Michael Ralph

Personal information
- Nationality: British (English)
- Born: 4 July 1938 (age 88) Leeds, England
- Height: 173 cm (5 ft 8 in)
- Weight: 63 kg (139 lb)

Sport
- Sport: Athletics
- Event: Triple jump
- Club: Oxford University AC Achilles Club Myron AC

= Michael Ralph (athlete) =

British triple jumper

Michael Ralph (born 4 July 1938) is a British retired athlete who competed at the 1964 Summer Olympics.

== Biography ==
Ralph was a member of the British Army (Duke of Wellington Regiment) based in Holywood, County Down and represented the England athletics team in the triple jump at the 1958 British Empire and Commonwealth Games in Cardiff, Wales.

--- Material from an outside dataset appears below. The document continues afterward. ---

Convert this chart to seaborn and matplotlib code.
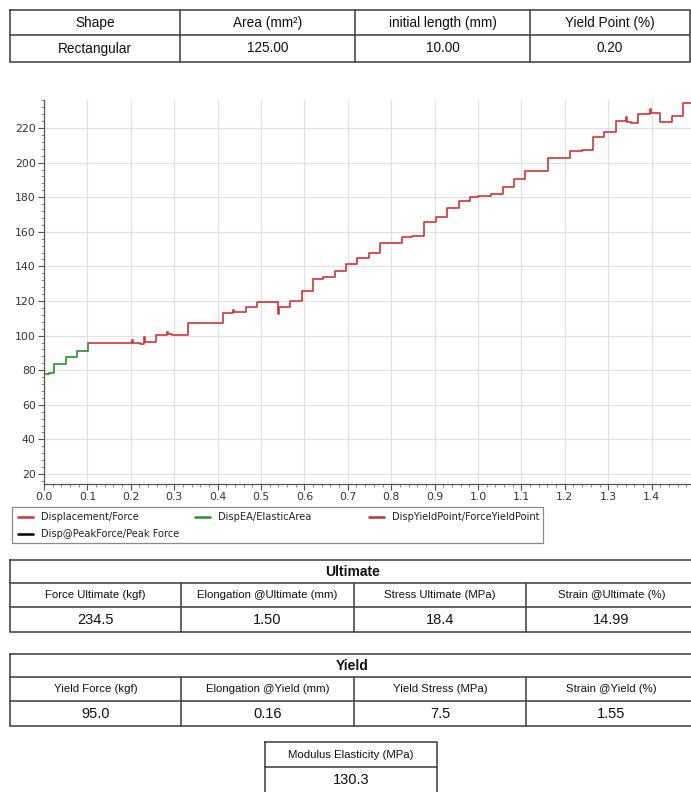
import matplotlib
matplotlib.use("Agg")
import matplotlib.pyplot as plt
from matplotlib.ticker import AutoMinorLocator
import seaborn as sns

# ---- specimen info ----
info_headers = ["Shape", "Area (mm²)", "initial length (mm)", "Yield Point (%)"]
info_values = ["Rectangular", "125.00", "10.00", "0.20"]

# ---- elastic area (step samples) ----
elastic_disp = [0.000, 0.012, 0.023, 0.050, 0.077, 0.102]
elastic_force = [77.8, 78.6, 83.5, 87.8, 91.3, 95.5]

# ---- displacement / force (step samples) ----
disp = [0.102, 0.203, 0.205, 0.221, 0.230, 0.232, 0.257, 0.283, 0.285, 0.295,
        0.332, 0.412, 0.436, 0.438, 0.465, 0.491, 0.540, 0.542, 0.566, 0.594,
        0.619, 0.643, 0.670, 0.697, 0.722, 0.748, 0.774, 0.826, 0.848, 0.876,
        0.903, 0.929, 0.956, 0.982, 1.000, 1.030, 1.058, 1.084, 1.108, 1.162,
        1.213, 1.240, 1.264, 1.291, 1.317, 1.342, 1.344, 1.352, 1.368, 1.396,
        1.398, 1.420, 1.446, 1.473, 1.500]
force = [95.5, 97.5, 95.8, 95.0, 99.0, 96.5, 100.3, 102.0, 100.8, 100.5,
         107.5, 113.0, 115.0, 113.5, 116.7, 119.6, 112.5, 116.7, 119.8, 125.8,
         132.7, 133.7, 137.5, 141.2, 144.7, 148.0, 153.3, 157.0, 157.8, 165.8,
         168.7, 174.0, 178.0, 180.0, 180.7, 181.8, 186.0, 190.3, 195.0, 202.5,
         206.9, 207.5, 215.0, 217.5, 223.8, 226.5, 223.5, 222.7, 228.0, 231.0,
         228.5, 223.6, 226.9, 234.5, 234.5]

# ---- marker series ----
yield_disp = [0.16]
yield_force = [95.0]
peak_disp = [1.50]
peak_force = [234.5]

# ---- result tables ----
ultimate_headers = ["Force Ultimate (kgf)", "Elongation @Ultimate (mm)",
                    "Stress Ultimate (MPa)", "Strain @Ultimate (%)"]
ultimate_values = ["234.5", "1.50", "18.4", "14.99"]
yield_headers = ["Yield Force (kgf)", "Elongation @Yield (mm)",
                 "Yield Stress (MPa)", "Strain @Yield (%)"]
yield_values = ["95.0", "0.16", "7.5", "1.55"]
modulus_header = "Modulus Elasticity (MPa)"
modulus_value = "130.3"

x_ticks = [0.0, 0.1, 0.2, 0.3, 0.4, 0.5, 0.6, 0.7, 0.8, 0.9, 1.0, 1.1, 1.2, 1.3, 1.4]
y_ticks = [20, 40, 60, 80, 100, 120, 140, 160, 180, 200, 220]

sns.set_theme(style="white")
plt.rcParams["font.family"] = ["DejaVu Sans"]

W, H = 691, 792
fig = plt.figure(figsize=(W / 100, H / 100), dpi=100)
fig.patch.set_facecolor("white")

# ---------------- chart ----------------
ax = fig.add_axes([44 / W, 1 - 484 / H, 1 - 44 / W, (484 - 100) / H])
RED = "#d0353a"
GREEN = "#2f8f2f"
YRED = "#b5383c"

sns.lineplot(x=disp, y=force, ax=ax, color=RED, lw=1.2, estimator=None,
             sort=False, drawstyle="steps-post", label="Displacement/Force",
             legend=False)
sns.lineplot(x=elastic_disp, y=elastic_force, ax=ax, color=GREEN, lw=1.2,
             estimator=None, sort=False, drawstyle="steps-post",
             label="DispEA/ElasticArea", legend=False)
sns.lineplot(x=yield_disp, y=yield_force, ax=ax, color=YRED, lw=1.2,
             estimator=None, label="DispYieldPoint/ForceYieldPoint", legend=False)
sns.lineplot(x=peak_disp, y=peak_force, ax=ax, color="black", lw=1.2,
             estimator=None, label="Disp@PeakForce/Peak Force", legend=False)

ax.set_xlim(0, (W - 44) / 434)
ax.set_ylim(14.2, 236.2)
ax.set_xticks(x_ticks)
ax.set_xticklabels([f"{v:.1f}" for v in x_ticks])
ax.set_yticks(y_ticks)
ax.xaxis.set_minor_locator(AutoMinorLocator(5))
ax.yaxis.set_minor_locator(AutoMinorLocator(5))
ax.grid(True, which="major", color="#e2e2e2", lw=0.9)
ax.set_axisbelow(True)
for s in ["top", "right"]:
    ax.spines[s].set_visible(False)
for s in ["left", "bottom"]:
    ax.spines[s].set_color("#555555")
    ax.spines[s].set_linewidth(0.9)
ax.tick_params(axis="both", which="major", length=4, width=0.8, color="#555555",
               labelsize=7.8, labelcolor="#333333", pad=2,
               bottom=True, left=True)
ax.tick_params(axis="both", which="minor", length=2, width=0.6, color="#777777",
               bottom=True, left=True)
ax.set_xlabel("")
ax.set_ylabel("")

# ---------------- overlay for legend and tables ----------------
tx = fig.add_axes([0, 0, 1, 1], zorder=5)
tx.set_xlim(0, W)
tx.set_ylim(H, 0)
tx.axis("off")
tx.patch.set_alpha(0)

# legend built from the plotted series
series = {l.get_label(): l.get_color() for l in ax.get_lines()}
legend_slots = [("Displacement/Force", 17, 517),
                ("DispEA/ElasticArea", 194, 517),
                ("DispYieldPoint/ForceYieldPoint", 368, 517),
                ("Disp@PeakForce/Peak Force", 17, 534)]
tx.add_patch(plt.Rectangle((12, 507), 531, 36, fill=False, ec="#8a8a8a",
                           lw=0.9))
for name, lx, ly in legend_slots:
    tx.plot([lx, lx + 17], [ly, ly], color=series[name], lw=1.8,
            solid_capstyle="butt")
    tx.text(lx + 24, ly, name, ha="left", va="center", fontsize=7.1,
            color="#222222")

LC = "#3a3a3a"
LW = 1.1
TXT = "#111111"
FONT = "Liberation Sans"


def box(x0, y0, x1, y1):
    tx.plot([x0, x1, x1, x0, x0], [y0, y0, y1, y1, y0], color=LC, lw=LW,
            solid_joinstyle="miter", clip_on=False)


def hline(x0, x1, y):
    tx.plot([x0, x1], [y, y], color=LC, lw=LW)


def vline(x, y0, y1):
    tx.plot([x, x], [y0, y1], color=LC, lw=LW)


def label(x, y, s, size, weight="normal"):
    tx.text(x, y, s, ha="center", va="center", fontsize=size, color=TXT,
            family=FONT, fontweight=weight)


cols = [10, 181, 354, 526, 697]
centers = [(cols[i] + cols[i + 1]) / 2 for i in range(4)]

# specimen table
tcols = [10, 180, 355, 530, 690]
box(10, 10, 690, 62)
hline(10, 690, 35)
for c in tcols[1:-1]:
    vline(c, 10, 62)
for i in range(4):
    cx = (tcols[i] + tcols[i + 1]) / 2
    label(cx, 22.5, info_headers[i], 9.8)
    label(cx, 48.5, info_values[i], 9.8)


def result_table(top, title, headers, values):
    box(10, top, 697, top + 72)
    hline(10, 697, top + 23)
    hline(10, 697, top + 47)
    for c in cols[1:-1]:
        vline(c, top + 23, top + 72)
    label((10 + 697) / 2 - 1, top + 11.5, title, 10, "bold")
    for i in range(4):
        label(centers[i], top + 35, headers[i], 8.2)
        label(centers[i], top + 59.5, values[i], 10.5)


result_table(560, "Ultimate", ultimate_headers, ultimate_values)
result_table(654, "Yield", yield_headers, yield_values)

# modulus table
box(265, 742, 437, 796)
hline(265, 437, 767)
label(351, 754.5, modulus_header, 8.2)
label(351, 780.5, modulus_value, 10.5)

fig.savefig("out.png", dpi=100, facecolor="white")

Ralph finished second behind John Whall in the triple jump event at the 1959 AAA Championships and after being the best placed British athlete at the 1962 AAA Championships and the 1963 AAA Championships was considered the British triple jump champion.

Ralph went to study at St Edmund Hall, Oxford and was Oxford University's association football captain. He was the 1961 Northern Counties champion and played for Wycombe Wanderers F.C..

At the 1964 Olympic Games in Tokyo, he represented Great Britain in the men's triple jump.